§ **GIVEN DATA**
..........
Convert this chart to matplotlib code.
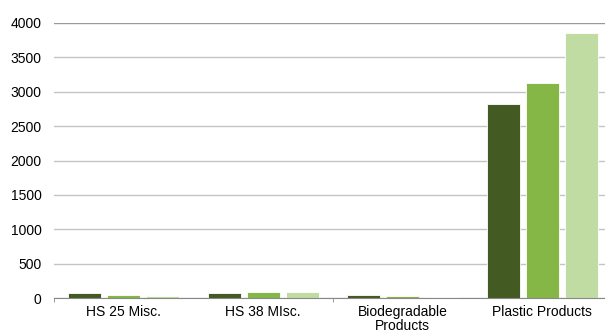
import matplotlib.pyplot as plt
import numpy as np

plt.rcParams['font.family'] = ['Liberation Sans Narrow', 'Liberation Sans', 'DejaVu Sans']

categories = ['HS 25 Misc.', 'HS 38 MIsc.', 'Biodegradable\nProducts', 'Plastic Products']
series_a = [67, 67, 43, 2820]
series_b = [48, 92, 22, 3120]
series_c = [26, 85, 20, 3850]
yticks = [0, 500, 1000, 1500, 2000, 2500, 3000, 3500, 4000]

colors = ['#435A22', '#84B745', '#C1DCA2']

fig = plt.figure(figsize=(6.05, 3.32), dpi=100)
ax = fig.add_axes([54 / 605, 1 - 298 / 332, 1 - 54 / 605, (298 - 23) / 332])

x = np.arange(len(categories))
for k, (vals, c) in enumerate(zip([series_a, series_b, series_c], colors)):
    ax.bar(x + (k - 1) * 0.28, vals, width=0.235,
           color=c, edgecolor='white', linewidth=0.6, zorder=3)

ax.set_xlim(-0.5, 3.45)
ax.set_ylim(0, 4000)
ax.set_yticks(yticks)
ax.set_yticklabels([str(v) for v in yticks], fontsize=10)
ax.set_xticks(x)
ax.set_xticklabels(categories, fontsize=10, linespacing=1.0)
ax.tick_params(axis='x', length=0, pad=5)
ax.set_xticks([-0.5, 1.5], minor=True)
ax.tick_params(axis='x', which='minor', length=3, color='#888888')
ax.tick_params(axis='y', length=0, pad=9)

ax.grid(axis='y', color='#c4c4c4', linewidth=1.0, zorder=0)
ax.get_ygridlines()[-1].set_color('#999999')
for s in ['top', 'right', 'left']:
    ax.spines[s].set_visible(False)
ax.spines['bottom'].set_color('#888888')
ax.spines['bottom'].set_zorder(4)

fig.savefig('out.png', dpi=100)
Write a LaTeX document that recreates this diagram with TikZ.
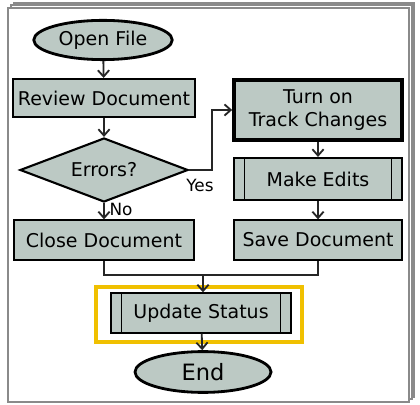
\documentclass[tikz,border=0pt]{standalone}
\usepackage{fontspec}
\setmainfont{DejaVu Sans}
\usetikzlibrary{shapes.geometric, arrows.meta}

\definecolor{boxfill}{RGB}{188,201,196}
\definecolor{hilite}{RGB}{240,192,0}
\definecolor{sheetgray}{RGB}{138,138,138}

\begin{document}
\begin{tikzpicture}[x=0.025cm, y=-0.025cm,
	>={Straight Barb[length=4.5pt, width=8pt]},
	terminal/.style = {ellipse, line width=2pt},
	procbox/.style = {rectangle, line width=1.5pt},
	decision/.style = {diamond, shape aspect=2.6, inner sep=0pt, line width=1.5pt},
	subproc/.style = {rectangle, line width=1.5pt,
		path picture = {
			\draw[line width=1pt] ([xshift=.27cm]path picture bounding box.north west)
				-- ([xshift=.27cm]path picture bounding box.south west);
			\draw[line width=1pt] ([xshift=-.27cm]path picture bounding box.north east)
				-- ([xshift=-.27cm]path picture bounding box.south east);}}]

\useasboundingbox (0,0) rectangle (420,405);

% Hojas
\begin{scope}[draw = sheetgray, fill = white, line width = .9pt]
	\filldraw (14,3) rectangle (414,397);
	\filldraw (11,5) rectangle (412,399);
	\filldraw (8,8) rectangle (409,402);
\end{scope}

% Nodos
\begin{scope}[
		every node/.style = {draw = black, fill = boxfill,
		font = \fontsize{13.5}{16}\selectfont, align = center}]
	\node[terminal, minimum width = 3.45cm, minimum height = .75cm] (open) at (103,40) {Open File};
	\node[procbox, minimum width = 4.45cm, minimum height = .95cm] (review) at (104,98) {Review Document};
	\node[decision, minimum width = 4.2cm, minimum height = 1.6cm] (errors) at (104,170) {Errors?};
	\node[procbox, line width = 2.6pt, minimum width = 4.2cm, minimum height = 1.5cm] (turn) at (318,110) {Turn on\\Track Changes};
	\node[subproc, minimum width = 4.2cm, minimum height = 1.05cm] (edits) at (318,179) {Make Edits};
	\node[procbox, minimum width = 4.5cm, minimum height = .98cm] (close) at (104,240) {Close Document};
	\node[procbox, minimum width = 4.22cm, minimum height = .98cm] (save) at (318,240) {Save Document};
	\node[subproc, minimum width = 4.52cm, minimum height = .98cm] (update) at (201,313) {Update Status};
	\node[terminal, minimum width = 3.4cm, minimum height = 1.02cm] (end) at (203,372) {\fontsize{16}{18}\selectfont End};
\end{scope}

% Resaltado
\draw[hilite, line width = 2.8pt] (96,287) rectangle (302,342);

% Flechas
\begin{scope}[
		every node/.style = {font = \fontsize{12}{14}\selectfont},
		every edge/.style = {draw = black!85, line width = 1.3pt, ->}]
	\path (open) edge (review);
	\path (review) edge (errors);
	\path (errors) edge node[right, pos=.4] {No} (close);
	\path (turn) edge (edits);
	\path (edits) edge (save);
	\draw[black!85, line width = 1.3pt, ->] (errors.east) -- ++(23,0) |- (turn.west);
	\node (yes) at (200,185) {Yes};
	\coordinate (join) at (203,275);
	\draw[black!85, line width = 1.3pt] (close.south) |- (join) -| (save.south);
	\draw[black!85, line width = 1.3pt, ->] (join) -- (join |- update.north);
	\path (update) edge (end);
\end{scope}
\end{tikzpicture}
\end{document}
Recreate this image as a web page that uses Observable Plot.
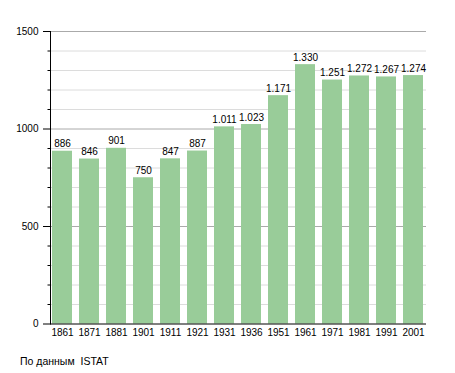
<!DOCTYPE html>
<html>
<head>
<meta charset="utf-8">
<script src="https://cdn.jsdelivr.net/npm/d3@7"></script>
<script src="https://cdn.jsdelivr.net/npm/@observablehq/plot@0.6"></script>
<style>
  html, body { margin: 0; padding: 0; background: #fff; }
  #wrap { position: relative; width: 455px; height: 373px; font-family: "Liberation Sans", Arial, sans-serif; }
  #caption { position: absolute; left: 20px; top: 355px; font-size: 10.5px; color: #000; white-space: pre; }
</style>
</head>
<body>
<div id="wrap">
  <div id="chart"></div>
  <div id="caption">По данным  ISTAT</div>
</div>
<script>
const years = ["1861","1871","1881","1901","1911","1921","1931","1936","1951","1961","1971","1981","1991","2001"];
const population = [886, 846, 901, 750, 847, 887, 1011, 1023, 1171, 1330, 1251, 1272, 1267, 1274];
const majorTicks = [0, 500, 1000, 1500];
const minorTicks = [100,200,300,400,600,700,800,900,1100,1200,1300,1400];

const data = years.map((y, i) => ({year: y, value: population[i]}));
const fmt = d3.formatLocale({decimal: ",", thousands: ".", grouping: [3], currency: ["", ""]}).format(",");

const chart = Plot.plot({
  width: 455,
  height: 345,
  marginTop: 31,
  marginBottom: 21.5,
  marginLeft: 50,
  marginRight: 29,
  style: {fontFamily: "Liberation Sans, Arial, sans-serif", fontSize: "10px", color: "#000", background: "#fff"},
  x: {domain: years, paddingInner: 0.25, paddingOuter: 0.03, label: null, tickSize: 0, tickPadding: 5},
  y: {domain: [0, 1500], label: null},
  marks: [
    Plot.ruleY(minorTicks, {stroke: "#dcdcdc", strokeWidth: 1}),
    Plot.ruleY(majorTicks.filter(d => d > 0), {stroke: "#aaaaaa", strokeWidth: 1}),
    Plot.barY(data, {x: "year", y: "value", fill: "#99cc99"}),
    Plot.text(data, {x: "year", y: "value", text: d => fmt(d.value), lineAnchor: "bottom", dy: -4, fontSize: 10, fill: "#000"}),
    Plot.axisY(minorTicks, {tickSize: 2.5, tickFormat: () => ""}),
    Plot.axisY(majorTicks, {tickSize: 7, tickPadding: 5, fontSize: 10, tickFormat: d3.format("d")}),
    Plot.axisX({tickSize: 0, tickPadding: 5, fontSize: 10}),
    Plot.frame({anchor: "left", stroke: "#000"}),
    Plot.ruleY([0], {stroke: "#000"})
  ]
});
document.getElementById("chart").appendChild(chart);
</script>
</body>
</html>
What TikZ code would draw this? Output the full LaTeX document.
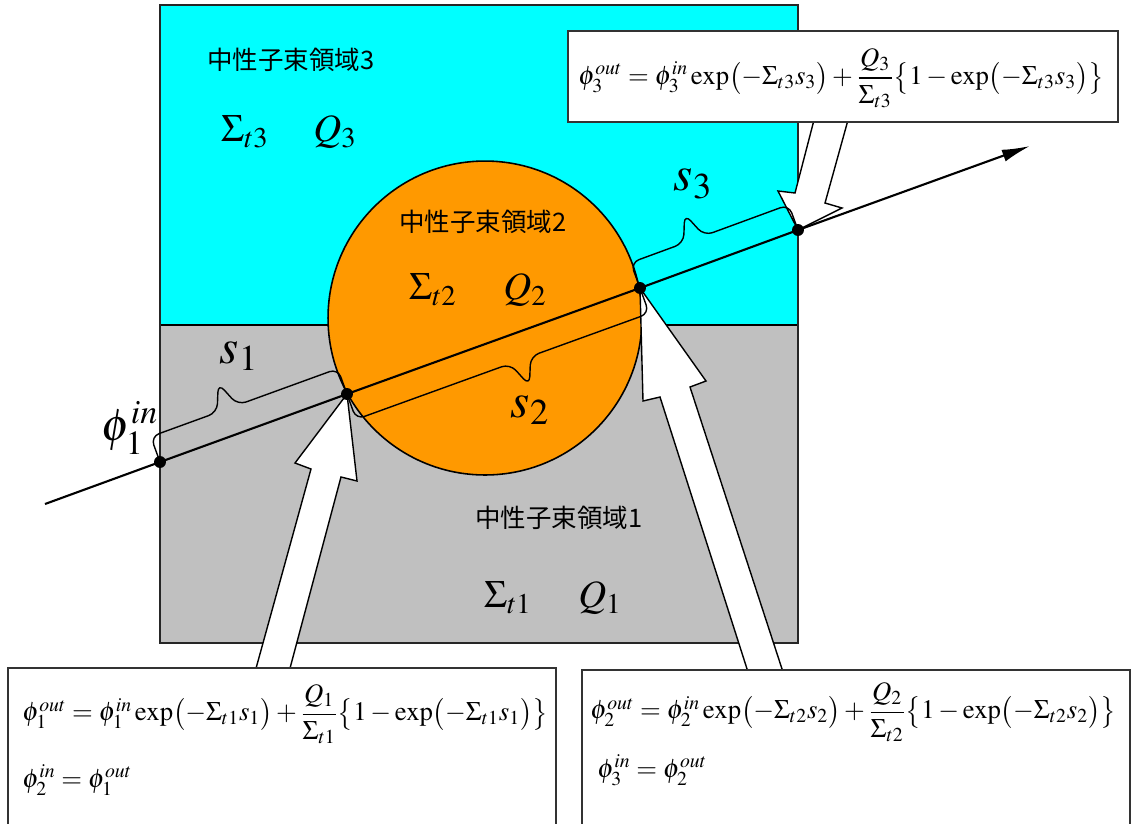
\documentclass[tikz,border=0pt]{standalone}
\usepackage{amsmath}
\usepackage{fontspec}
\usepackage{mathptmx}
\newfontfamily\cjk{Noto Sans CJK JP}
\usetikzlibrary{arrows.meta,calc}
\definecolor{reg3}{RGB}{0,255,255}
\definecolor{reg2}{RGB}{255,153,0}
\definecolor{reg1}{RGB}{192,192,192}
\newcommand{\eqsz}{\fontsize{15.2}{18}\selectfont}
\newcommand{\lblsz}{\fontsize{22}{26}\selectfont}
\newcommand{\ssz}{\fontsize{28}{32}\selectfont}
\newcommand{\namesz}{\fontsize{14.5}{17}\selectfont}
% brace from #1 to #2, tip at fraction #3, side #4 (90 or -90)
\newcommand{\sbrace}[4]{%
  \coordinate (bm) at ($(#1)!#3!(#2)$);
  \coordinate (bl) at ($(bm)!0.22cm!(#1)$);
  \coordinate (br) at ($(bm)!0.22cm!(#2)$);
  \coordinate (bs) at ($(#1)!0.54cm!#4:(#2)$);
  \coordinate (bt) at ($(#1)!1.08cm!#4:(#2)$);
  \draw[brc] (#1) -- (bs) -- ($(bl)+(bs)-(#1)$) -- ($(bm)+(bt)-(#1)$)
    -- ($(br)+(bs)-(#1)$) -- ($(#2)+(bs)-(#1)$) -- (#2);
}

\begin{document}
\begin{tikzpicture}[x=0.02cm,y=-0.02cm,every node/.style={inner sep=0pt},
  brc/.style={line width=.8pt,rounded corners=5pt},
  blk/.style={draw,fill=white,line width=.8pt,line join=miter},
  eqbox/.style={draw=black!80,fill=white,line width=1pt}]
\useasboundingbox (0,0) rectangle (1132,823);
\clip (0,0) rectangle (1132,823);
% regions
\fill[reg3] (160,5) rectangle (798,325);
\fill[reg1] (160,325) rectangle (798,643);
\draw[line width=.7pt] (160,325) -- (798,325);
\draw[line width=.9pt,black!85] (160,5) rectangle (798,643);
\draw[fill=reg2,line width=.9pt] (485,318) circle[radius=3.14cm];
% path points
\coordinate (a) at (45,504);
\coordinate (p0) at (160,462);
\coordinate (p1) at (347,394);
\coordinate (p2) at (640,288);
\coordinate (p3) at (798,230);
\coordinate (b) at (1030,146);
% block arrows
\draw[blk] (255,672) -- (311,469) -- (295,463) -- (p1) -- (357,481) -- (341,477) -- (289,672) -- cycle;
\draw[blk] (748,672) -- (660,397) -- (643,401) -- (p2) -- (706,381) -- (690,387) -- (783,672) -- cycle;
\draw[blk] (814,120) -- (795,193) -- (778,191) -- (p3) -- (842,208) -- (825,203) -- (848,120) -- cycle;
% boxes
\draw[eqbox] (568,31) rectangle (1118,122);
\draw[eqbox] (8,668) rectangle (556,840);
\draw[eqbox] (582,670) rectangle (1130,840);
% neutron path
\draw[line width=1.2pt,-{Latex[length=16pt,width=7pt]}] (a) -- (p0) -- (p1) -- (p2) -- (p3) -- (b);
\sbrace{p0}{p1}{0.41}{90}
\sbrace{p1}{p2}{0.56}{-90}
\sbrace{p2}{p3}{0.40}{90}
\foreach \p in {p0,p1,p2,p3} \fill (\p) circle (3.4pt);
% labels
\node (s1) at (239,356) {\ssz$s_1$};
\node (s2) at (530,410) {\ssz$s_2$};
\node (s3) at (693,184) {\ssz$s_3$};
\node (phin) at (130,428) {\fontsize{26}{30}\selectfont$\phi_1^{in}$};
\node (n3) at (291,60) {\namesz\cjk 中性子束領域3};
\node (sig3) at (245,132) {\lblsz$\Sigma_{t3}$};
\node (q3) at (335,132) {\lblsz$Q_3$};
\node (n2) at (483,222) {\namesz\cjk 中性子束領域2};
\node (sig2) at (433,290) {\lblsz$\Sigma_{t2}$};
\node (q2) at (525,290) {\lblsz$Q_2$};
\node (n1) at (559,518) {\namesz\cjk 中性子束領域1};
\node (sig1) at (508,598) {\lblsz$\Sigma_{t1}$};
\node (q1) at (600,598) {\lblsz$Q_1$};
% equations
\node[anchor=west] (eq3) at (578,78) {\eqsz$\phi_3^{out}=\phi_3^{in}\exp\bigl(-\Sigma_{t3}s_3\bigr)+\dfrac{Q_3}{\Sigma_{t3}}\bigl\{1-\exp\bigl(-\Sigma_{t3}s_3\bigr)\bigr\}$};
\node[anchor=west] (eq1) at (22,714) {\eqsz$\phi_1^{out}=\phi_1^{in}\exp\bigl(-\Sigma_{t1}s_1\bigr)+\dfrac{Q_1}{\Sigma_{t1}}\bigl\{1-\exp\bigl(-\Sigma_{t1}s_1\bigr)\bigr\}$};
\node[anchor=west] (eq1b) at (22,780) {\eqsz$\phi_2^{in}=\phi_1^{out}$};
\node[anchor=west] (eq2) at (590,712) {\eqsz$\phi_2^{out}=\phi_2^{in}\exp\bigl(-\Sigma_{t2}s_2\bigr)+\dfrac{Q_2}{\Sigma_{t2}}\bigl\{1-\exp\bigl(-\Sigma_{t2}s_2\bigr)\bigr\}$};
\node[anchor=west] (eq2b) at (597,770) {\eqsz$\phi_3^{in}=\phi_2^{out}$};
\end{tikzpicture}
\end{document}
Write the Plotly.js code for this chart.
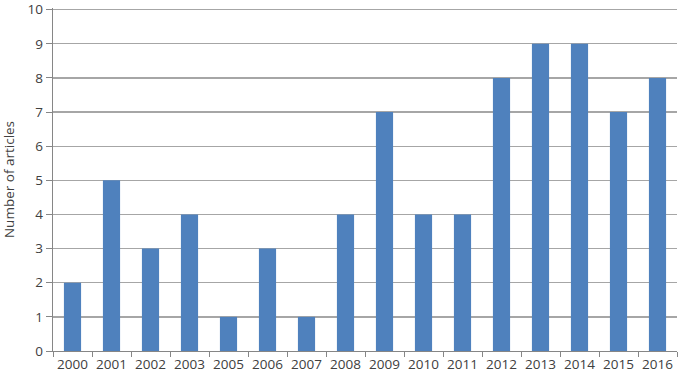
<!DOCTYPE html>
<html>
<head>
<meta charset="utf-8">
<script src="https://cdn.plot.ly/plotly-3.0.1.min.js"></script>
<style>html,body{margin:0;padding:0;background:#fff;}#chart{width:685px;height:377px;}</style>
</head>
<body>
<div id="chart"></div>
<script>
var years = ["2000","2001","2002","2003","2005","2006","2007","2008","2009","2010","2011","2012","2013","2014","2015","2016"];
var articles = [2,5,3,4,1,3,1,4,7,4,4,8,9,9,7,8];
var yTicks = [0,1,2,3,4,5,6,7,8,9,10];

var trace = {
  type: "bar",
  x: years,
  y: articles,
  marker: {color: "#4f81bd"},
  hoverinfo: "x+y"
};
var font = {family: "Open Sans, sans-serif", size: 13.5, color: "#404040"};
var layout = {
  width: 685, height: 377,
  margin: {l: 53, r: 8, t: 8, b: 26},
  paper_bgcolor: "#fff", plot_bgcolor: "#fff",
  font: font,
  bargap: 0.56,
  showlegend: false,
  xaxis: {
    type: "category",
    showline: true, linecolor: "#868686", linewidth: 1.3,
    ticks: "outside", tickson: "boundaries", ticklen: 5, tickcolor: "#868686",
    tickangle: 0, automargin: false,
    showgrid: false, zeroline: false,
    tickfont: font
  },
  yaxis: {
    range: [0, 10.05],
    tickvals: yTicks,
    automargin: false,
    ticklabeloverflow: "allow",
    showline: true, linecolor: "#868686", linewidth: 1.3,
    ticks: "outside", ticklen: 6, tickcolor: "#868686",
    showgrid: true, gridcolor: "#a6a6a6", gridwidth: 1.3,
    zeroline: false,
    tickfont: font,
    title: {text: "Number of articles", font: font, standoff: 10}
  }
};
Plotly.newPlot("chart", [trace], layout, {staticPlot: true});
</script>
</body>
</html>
..........
§ **STATED GOAL**
Reproduce only the lines from the beginning of the data through the line that contains "fig.savefig('out.png', dpi=100)", both included, and please drop the pictures.

§ **SOLUTION FOR THIS PROBLEM**
Convert this chart to matplotlib code.
import matplotlib.pyplot as plt
import numpy as np

plt.rcParams['font.family'] = ['Liberation Sans Narrow', 'Liberation Sans', 'DejaVu Sans']

categories = ['HS 25 Misc.', 'HS 38 MIsc.', 'Biodegradable\nProducts', 'Plastic Products']
series_a = [67, 67, 43, 2820]
series_b = [48, 92, 22, 3120]
series_c = [26, 85, 20, 3850]
yticks = [0, 500, 1000, 1500, 2000, 2500, 3000, 3500, 4000]

colors = ['#435A22', '#84B745', '#C1DCA2']

fig = plt.figure(figsize=(6.05, 3.32), dpi=100)
ax = fig.add_axes([54 / 605, 1 - 298 / 332, 1 - 54 / 605, (298 - 23) / 332])

x = np.arange(len(categories))
for k, (vals, c) in enumerate(zip([series_a, series_b, series_c], colors)):
    ax.bar(x + (k - 1) * 0.28, vals, width=0.235,
           color=c, edgecolor='white', linewidth=0.6, zorder=3)

ax.set_xlim(-0.5, 3.45)
ax.set_ylim(0, 4000)
ax.set_yticks(yticks)
ax.set_yticklabels([str(v) for v in yticks], fontsize=10)
ax.set_xticks(x)
ax.set_xticklabels(categories, fontsize=10, linespacing=1.0)
ax.tick_params(axis='x', length=0, pad=5)
ax.set_xticks([-0.5, 1.5], minor=True)
ax.tick_params(axis='x', which='minor', length=3, color='#888888')
ax.tick_params(axis='y', length=0, pad=9)

ax.grid(axis='y', color='#c4c4c4', linewidth=1.0, zorder=0)
ax.get_ygridlines()[-1].set_color('#999999')
for s in ['top', 'right', 'left']:
    ax.spines[s].set_visible(False)
ax.spines['bottom'].set_color('#888888')
ax.spines['bottom'].set_zorder(4)

fig.savefig('out.png', dpi=100)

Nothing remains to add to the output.